George Kennan's "Long Telegram"

Grant Calder reflects on the relevance of Kennan's message today

In 1946, just after World War II, an American foreign service officer stationed in Moscow sent a telegram to his bosses in the State Department. Seventy-six years later the document deserves to be required reading as the Biden administration considers its moves in response to the Russian invasion of Ukraine.

My U.S. History class just read George Kennan’s “Long Telegram,” and we were all struck by the currency of Kennan’s observations. In those early days of the Cold War, Kennan wanted President Truman and his administration to better understand their adversaries whose self-image and worldview were, as he put it, “so strange to our form of thought” that it required a “long” explanation.

George Kennan

According to Kennan, the Soviets believed the “capitalist world [was] beset with internal conflicts, inherent in the nature of capitalist society.” Just a few weeks ago, Vladimir Putin seems to have bought his own propaganda and dramatically underestimated the willingness of the U.S. and EU countries to come together, as they have, in the face of Russia’s invasion of Ukraine.

The Soviet government, Kennan noted, was prone to making exaggerated statements about how any “intervention” against them would be “disastrous to those who undertook it,” a tone reminiscent of Putin’s comments to the effect that the west would face “consequences you have never seen” for interfering with its “special operation” in Ukraine.

The Soviets felt that “no opportunity must be missed to reduce the strength and influence of capitalist powers,” a position reflected more recently in Putin’s military aid to Syrian president Bashar al-Assad and Russian cyber attacks and efforts to undermine western elections.

Kennan wanted the U.S. government to understand that “at the bottom of the Kremlin’s neurotic view of world affairs [was] a traditional and instinctive Russian sense of insecurity,” and a fear of “antagonistic ‘capitalist encirclement’” The country has suffered a history of repeated invasions. The expansion of NATO to its borders fuels that sense of being surrounded. Conversely, the Soviets believed there were “great possibilities for advancement of the[ir]… cause, particularly if the USSR remain[ed] militarily powerful, ideologically monolithic and faithful to its… brilliant leadership.”

These views provided “justification for that increase of military and police power of the Russian state… for that fluid and constant pressure to extend the limits of Russian police power which [were] together the natural and instinctive urges of Russian rulers.” Sounds awfully familiar.

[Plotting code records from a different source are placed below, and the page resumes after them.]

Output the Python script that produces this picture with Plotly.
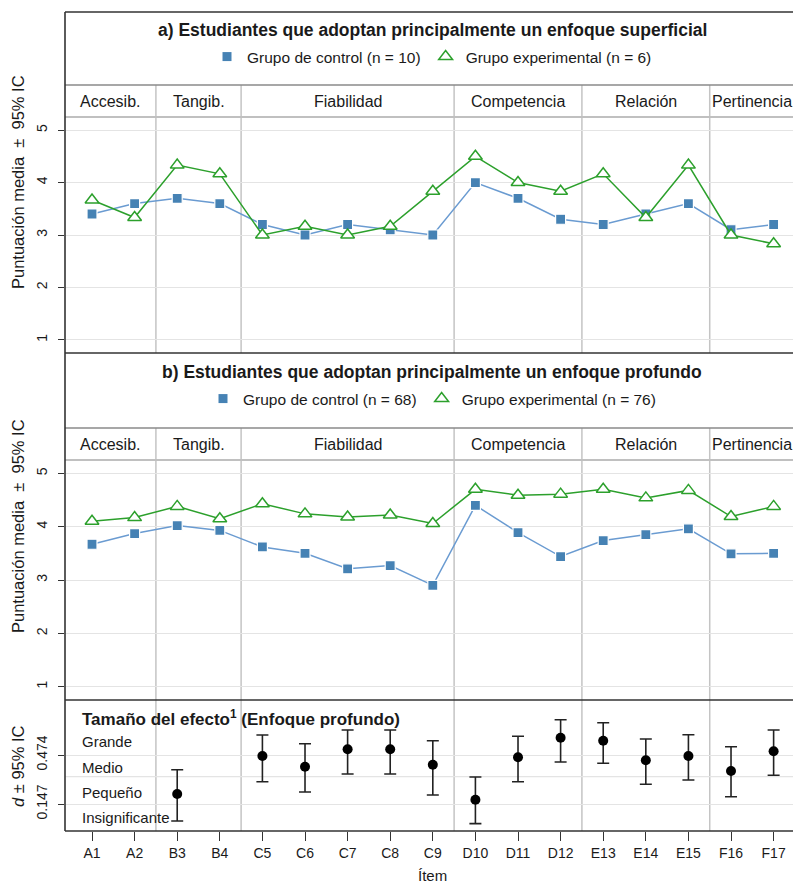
import plotly.graph_objects as go

# ---------------- data ----------------
items = ["A1", "A2", "B3", "B4", "C5", "C6", "C7", "C8", "C9",
         "D10", "D11", "D12", "E13", "E14", "E15", "F16", "F17"]
groups = ["Accesib.", "Tangib.", "Fiabilidad", "Competencia", "Relación", "Pertinencia"]
group_letters = ["A", "B", "C", "D", "E", "F"]

sup_control = [3.4, 3.6, 3.7, 3.6, 3.2, 3.0, 3.2, 3.1, 3.0, 4.0, 3.7, 3.3, 3.2, 3.4, 3.6, 3.1, 3.2]
sup_exp = [3.667, 3.333, 4.333, 4.167, 3.0, 3.167, 3.0, 3.167, 3.833, 4.5, 4.0, 3.833,
           4.167, 3.333, 4.333, 3.0, 2.833]
deep_control = [3.67, 3.87, 4.02, 3.93, 3.62, 3.50, 3.21, 3.27, 2.90, 4.40, 3.89, 3.44,
                3.74, 3.85, 3.96, 3.49, 3.50]
deep_exp = [4.10, 4.17, 4.38, 4.15, 4.43, 4.24, 4.18, 4.22, 4.06, 4.70, 4.59, 4.61,
            4.70, 4.54, 4.68, 4.19, 4.38]

d_value = [None, None, 0.214, None, 0.467, 0.396, 0.512, 0.512, 0.409, 0.176, 0.459, 0.589,
           0.569, 0.439, 0.467, 0.367, 0.499]
d_low = [None, None, 0.034, None, 0.296, 0.227, 0.347, 0.347, 0.207, 0.016, 0.296, 0.427,
         0.419, 0.279, 0.307, 0.196, 0.339]
d_high = [None, None, 0.376, None, 0.607, 0.549, 0.641, 0.641, 0.569, 0.327, 0.599, 0.709,
          0.689, 0.581, 0.609, 0.529, 0.641]

thresholds = [0.147, 0.33, 0.474]
threshold_labels = ["0.147", "", "0.474"]
magnitude_labels = ["Grande", "Medio", "Pequeño", "Insignificante"]

title_a = "a) Estudiantes que adoptan principalmente un enfoque superficial"
title_b = "b) Estudiantes que adoptan principalmente un enfoque profundo"
title_c = "Tamaño del efecto<sup>1</sup> (Enfoque profundo)"
legend_a = ["Grupo de control (n = 10)", "Grupo experimental (n = 6)"]
legend_b = ["Grupo de control (n = 68)", "Grupo experimental (n = 76)"]
score_ticks = [1, 2, 3, 4, 5]

# ---------------- styling / geometry ----------------
W, H = 793, 886
FONT = "Liberation Sans, Arial, sans-serif"
BLUE = "#4682B4"
BLUE_LINE = "#6A9BD1"
GREEN = "#2CA02C"
TXT = "#1a1a1a"
FRAME = "#333333"
SEP = "#c4c4c4"
GRID = "#e4e4e4"


def py(p):
    return 1 - p / H


def px(p):
    return p / W


x = list(range(len(items)))
XR = [-0.634, 16.455]
xdom = [px(65), 1.0]

fig = go.Figure()


def score_traces(ctrl, exp, xa, ya, legname, labels):
    fig.add_trace(go.Scatter(
        x=x, y=ctrl, xaxis=xa, yaxis=ya, mode="lines+markers", showlegend=False,
        line=dict(color=BLUE_LINE, width=1.5),
        marker=dict(symbol="square", size=10, color=BLUE, line=dict(color="white", width=1.2))))
    fig.add_trace(go.Scatter(
        x=x, y=exp, xaxis=xa, yaxis=ya, mode="lines+markers", showlegend=False,
        line=dict(color=GREEN, width=1.5),
        marker=dict(symbol="triangle-up", size=12, color="white", line=dict(color=GREEN, width=1.5))))
    fig.add_trace(go.Scatter(
        x=[None], y=[None], xaxis=xa, yaxis=ya, mode="markers", name=labels[0], legend=legname,
        marker=dict(symbol="square", size=9, color=BLUE)))
    fig.add_trace(go.Scatter(
        x=[None], y=[None], xaxis=xa, yaxis=ya, mode="markers", name=labels[1], legend=legname,
        marker=dict(symbol="triangle-up-open", size=12, color=GREEN, line=dict(width=1.5))))


score_traces(sup_control, sup_exp, "x2", "y2", "legend", legend_a)
score_traces(deep_control, deep_exp, "x3", "y3", "legend2", legend_b)

err_plus = [(h - v) if v is not None else 0 for v, h in zip(d_value, d_high)]
err_minus = [(v - l) if v is not None else 0 for v, l in zip(d_value, d_low)]
fig.add_trace(go.Scatter(
    x=x, y=d_value, xaxis="x", yaxis="y", mode="markers", showlegend=False,
    marker=dict(symbol="circle", size=10, color="black"),
    error_y=dict(type="data", symmetric=False, array=err_plus, arrayminus=err_minus,
                 color="#222222", thickness=1.6, width=6)))

# ---------------- axes ----------------
common_x = dict(range=XR, domain=xdom, showgrid=False, zeroline=False, showline=False)
ytick_common = dict(ticks="outside", ticklen=6, tickcolor=FRAME, tickwidth=1.2,
                    tickangle=-90, tickfont=dict(size=14, color=TXT), ticklabelstandoff=5,
                    showgrid=True, gridcolor=GRID, gridwidth=1.3, zeroline=False, showline=False)

fig.update_layout(
    xaxis=dict(**common_x, anchor="y", tickmode="array", tickvals=x, ticktext=items,
               ticks="outside", ticklen=9, tickcolor=FRAME, tickwidth=1.2,
               tickfont=dict(size=14, color=TXT)),
    xaxis2=dict(**common_x, anchor="y2", matches="x", showticklabels=False, ticks=""),
    xaxis3=dict(**common_x, anchor="y3", matches="x", showticklabels=False, ticks=""),
    yaxis=dict(domain=[py(831), py(700)], range=[-0.033, 0.841], tickmode="array",
               tickvals=[thresholds[0], thresholds[2]],
               ticktext=[threshold_labels[0], threshold_labels[2]], **ytick_common),
    yaxis2=dict(domain=[py(353), py(117)], range=[0.75, 5.25], tickmode="array",
                tickvals=score_ticks, ticktext=[str(t) for t in score_ticks], **ytick_common),
    yaxis3=dict(domain=[py(700), py(460)], range=[0.75, 5.25], tickmode="array",
                tickvals=score_ticks, ticktext=[str(t) for t in score_ticks], **ytick_common),
)

# ---------------- shapes ----------------
shapes = []


def hline(ypix, color, width=1.5, x0=px(65), x1=1.0):
    shapes.append(dict(type="line", xref="paper", yref="paper", x0=x0, x1=x1,
                       y0=py(ypix), y1=py(ypix), line=dict(color=color, width=width), layer="above"))


# group boundaries from item letters
bounds = []
for i in range(1, len(items)):
    if items[i][0] != items[i - 1][0]:
        bounds.append(i - 0.5)

for (ytop, ybot) in [(85, 353), (428, 700), (700, 831)]:
    for b in bounds:
        shapes.append(dict(type="line", xref="x", yref="paper", x0=b, x1=b,
                           y0=py(ybot), y1=py(ytop), line=dict(color=SEP, width=1.5), layer="below"))

# threshold 0.33 gridline in effect-size panel
shapes.append(dict(type="line", xref="paper", yref="y", x0=px(65), x1=1.0,
                   y0=thresholds[1], y1=thresholds[1], line=dict(color=GRID, width=1.3), layer="below"))

hline(85, "#8a8a8a", 1.3)
hline(117, "#c0c0c0", 1.8)
hline(428, "#8a8a8a", 1.3)
hline(460, "#c0c0c0", 1.8)
hline(12, FRAME, 1.6)
hline(353, FRAME, 1.6)
hline(700, FRAME, 1.6)
hline(831, FRAME, 1.6)
shapes.append(dict(type="line", xref="paper", yref="paper", x0=px(65), x1=px(65),
                   y0=py(831), y1=py(12), line=dict(color=FRAME, width=1.6), layer="above"))

# ---------------- annotations ----------------
ann = []
cx = px(432)
ann.append(dict(text="<b>" + title_a + "</b>", x=cx, y=py(30), xref="paper", yref="paper",
                showarrow=False, font=dict(size=17.5, color=TXT), xanchor="center", yanchor="middle"))
ann.append(dict(text="<b>" + title_b + "</b>", x=cx, y=py(372), xref="paper", yref="paper",
                showarrow=False, font=dict(size=17.5, color=TXT), xanchor="center", yanchor="middle"))

seg_edges = [XR[0]] + bounds + [16.5]
for gi, g in enumerate(groups):
    c = (seg_edges[gi] + seg_edges[gi + 1]) / 2
    for xr_, yp in [("x2", 102), ("x3", 444)]:
        ann.append(dict(text=g, x=c, y=py(yp), xref=xr_, yref="paper", showarrow=False,
                        font=dict(size=16, color=TXT), xanchor="center", yanchor="middle"))

ytitle = "Puntuación media \u00a0±\u00a0 95% IC"
ann.append(dict(text=ytitle, x=px(18), y=py(182), xref="paper", yref="paper", showarrow=False,
                textangle=-90, font=dict(size=16.5, color=TXT), xanchor="center", yanchor="middle"))
ann.append(dict(text=ytitle, x=px(18), y=py(526), xref="paper", yref="paper", showarrow=False,
                textangle=-90, font=dict(size=16.5, color=TXT), xanchor="center", yanchor="middle"))
ann.append(dict(text="<i>d</i> ± 95% IC", x=px(18), y=py(766), xref="paper", yref="paper",
                showarrow=False, textangle=-90, font=dict(size=16.5, color=TXT),
                xanchor="center", yanchor="middle"))

ann.append(dict(text="<b>" + title_c + "</b>", x=px(80), y=py(718), xref="paper", yref="paper",
                showarrow=False, font=dict(size=17, color=TXT), xanchor="left", yanchor="middle"))
for lab, yp in zip(magnitude_labels, [741, 767, 792, 817]):
    ann.append(dict(text=lab, x=px(80), y=py(yp), xref="paper", yref="paper", showarrow=False,
                    font=dict(size=15, color=TXT), xanchor="left", yanchor="middle"))

ann.append(dict(text="Ítem", x=px(432), y=py(875), xref="paper", yref="paper", showarrow=False,
                font=dict(size=15, color=TXT), xanchor="center", yanchor="middle"))

legend_common = dict(orientation="h", xref="paper", yref="paper", x=cx, xanchor="center",
                     yanchor="middle", bgcolor="rgba(0,0,0,0)", font=dict(size=15.5, color=TXT),
                     itemwidth=30, tracegroupgap=0)

fig.update_layout(
    width=W, height=H, margin=dict(l=0, r=0, t=0, b=0),
    paper_bgcolor="white", plot_bgcolor="white",
    font=dict(family=FONT, color=TXT),
    shapes=shapes, annotations=ann,
    legend=dict(**legend_common, y=py(57)),
    legend2=dict(**legend_common, y=py(399)),
)

fig.write_html("out.html")
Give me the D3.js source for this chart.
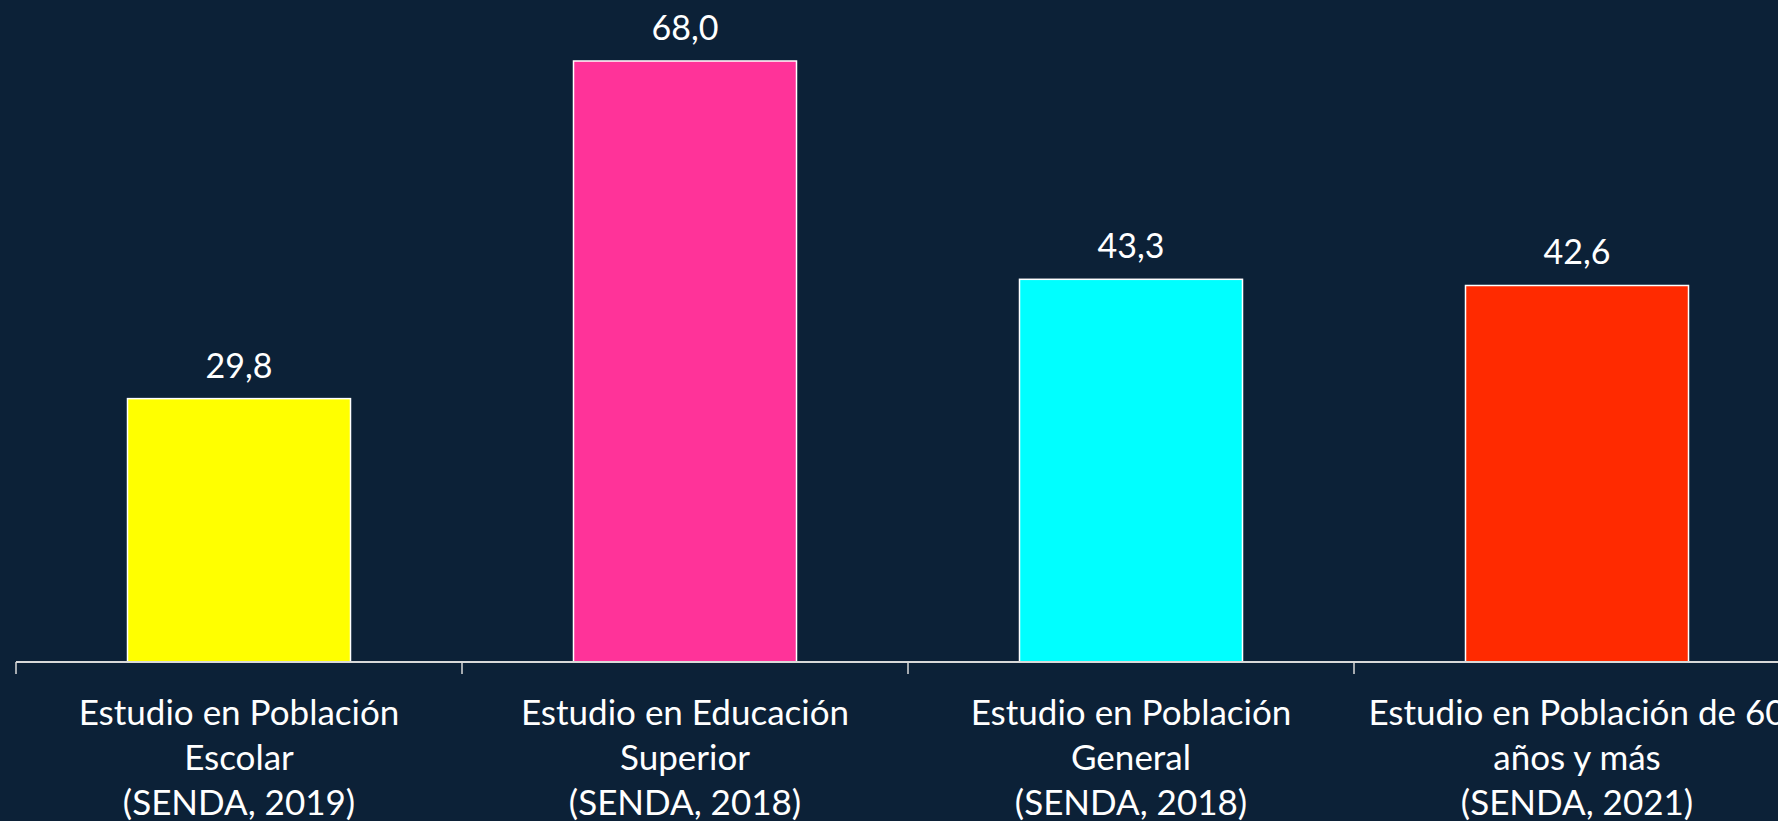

In responding to Russian expansionism, Kennan continued, “Much depends upon the health and vigor of our own [institutions]… We must have the courage and self-confidence to cling to our own methods and conceptions of human society.”

Kennan ended his Long Telegram with the following admonition, “The greatest danger that can befall us in coping with this problem of Soviet Communism [or Putin’s Russia] is that we shall allow ourselves to become like those with whom we are coping.” Soon after Putin ordered the Russian army into Ukraine a couple of U.S. Congressmen suggested that the U.S. government kick out all Russian students attending American colleges and universities. Far better to heed Kennan’s advice, resist some of our more reactionary tendencies and make sure Russian students in the U.S. continue to feel welcome. They did not order the invasion of Ukraine.

Americans can sometimes seem uniquely uninterested in the history of other societies, not to mention their own. They are future-oriented and easily entranced by the next big thing. And yet, we are all products of our respective histories. Reading Kennan at this moment in time helped the class understand that knowing more about the past doesn’t necessarily answer all our questions about the future, it just reduces the number of surprises. And in these dangerous times that could spell the difference between compromise and catastrophic escalation.